The arXiv paper “Experience Memory Graph: One-Shot Error Correction for Agents” argues that this loop is costly and brittle. Its proposed framework, Experience Memory Graph, or EMG, reframes failure recovery as a graph matching problem rather than a purely language-based introspection process.

Key ideas

  • Trajectory-to-graph conversion: During training, EMG converts both failed exploration traces and successful expert traces into directed action-decision graphs. These graphs represent how observations, states, and actions connect over time.
  • Learning from the difference between failure and success: By matching failed and successful graphs, EMG identifies common subgraphs that correspond to successful workflows. It also extracts graph edit paths that describe concrete repairs, such as adding an action, deleting an action, or relabeling an action under a specific observation.
  • A memory graph beyond one task: The extracted experience is stored in a memory graph containing intra-task nodes and cross-task edges, allowing the agent to retrieve potentially reusable correction knowledge in new scenarios.
  • One-shot test-time guidance: Instead of running multiple reflection-and-retry cycles, the agent retrieves relevant experience from EMG and executes once, without test-time trial and error.

Why it matters

The main contribution of EMG is not simply adding more memory to an agent. It changes the form of memory: from free-form textual notes to structured representations of what went wrong and how the action sequence should be edited. That makes correction more explicit and may reduce the cost associated with repeated API calls and iterative replanning.

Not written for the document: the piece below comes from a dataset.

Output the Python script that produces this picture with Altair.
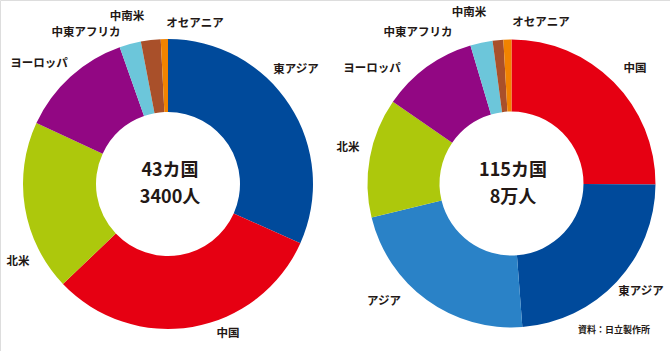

According to the paper, experiments on ALFWorld and ScienceWorld show consistent improvements over state-of-the-art reflection baselines in success rate and average reward, while avoiding test-time retry loops. Still, the results are reported in benchmark environments, so broader questions remain: how expensive graph construction is, how well the memories generalize to messier real-world tasks, and how robust retrieval is when observations are ambiguous.

Even with those open questions, EMG highlights an important direction for agent research. Future agent memory may look less like a transcript of past attempts and more like a structured map of workflows, failures, and repair operations.